After villagers took their case to Cambodian courts and the UN office of the high commissioner for human rights, the European parliament adopted a resolution calling on the commission to "investigate the escalation of human rights abuses in Cambodia" related to agricultural exports to the EU. In March, parliamentarians urged the EU trade commissioner Karel De Gucht to call for "an immediate and inclusive investigation into these serious human rights abuses related to … agricultural goods being exported to the EU", with the possible suspension of the EU's preferential treaty with Cambodia.

But Jean-François Cautain, the EU's ambassador to Cambodia, said that while allegations of land-grabbing and human rights abuses are taken seriously, "launching an investigation is not a step to be taken lightly", as the review would need to look at all exports, not just sugar, the conclusions of which would apply to every export.

"The contribution of EBA to the socio-economic development of Cambodia … should not be overlooked," he said. "Trade preferences in themselves are not the cause of human rights abuses in Cambodia … and withdrawing preferences could be a 'lose-lose' game for Cambodia, putting a brake on job creation and human development."

If the villagers are successful in their claim, this case could send a strong message to multinational corporations that the business practices of their suppliers have far-reaching repercussions. European governments may also be expected to do more to protect consumers from being complicit in alleged human rights violations in foreign countries.

Most importantly, say campaigners, a victory would strengthen a sector of Cambodian society that has felt voiceless and powerless for far too long.
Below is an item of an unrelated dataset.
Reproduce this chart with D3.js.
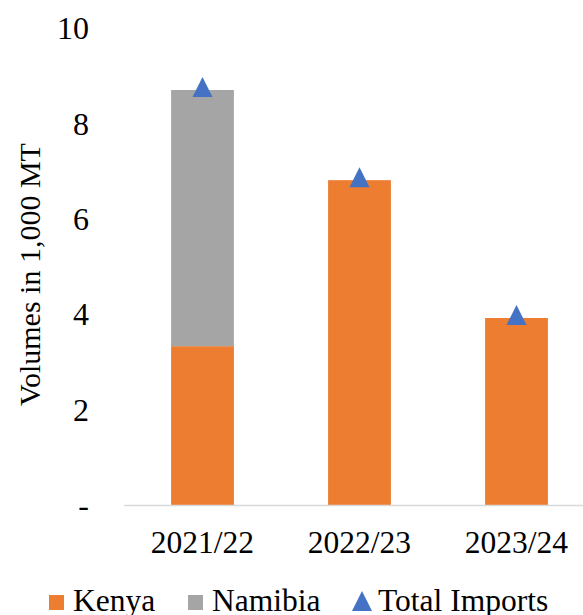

"I'm poor and not knowledgeable, and have been threatened by district and other provincial officials to not talk out, to not protect others and to remember I'm at risk of being evicted at any time because this land now 'belongs' to the company," said Yoen Sarin, as she looked out at the sugar plantation that replaced her crops.



"As long as the company gives us our land back, we won't protest any more."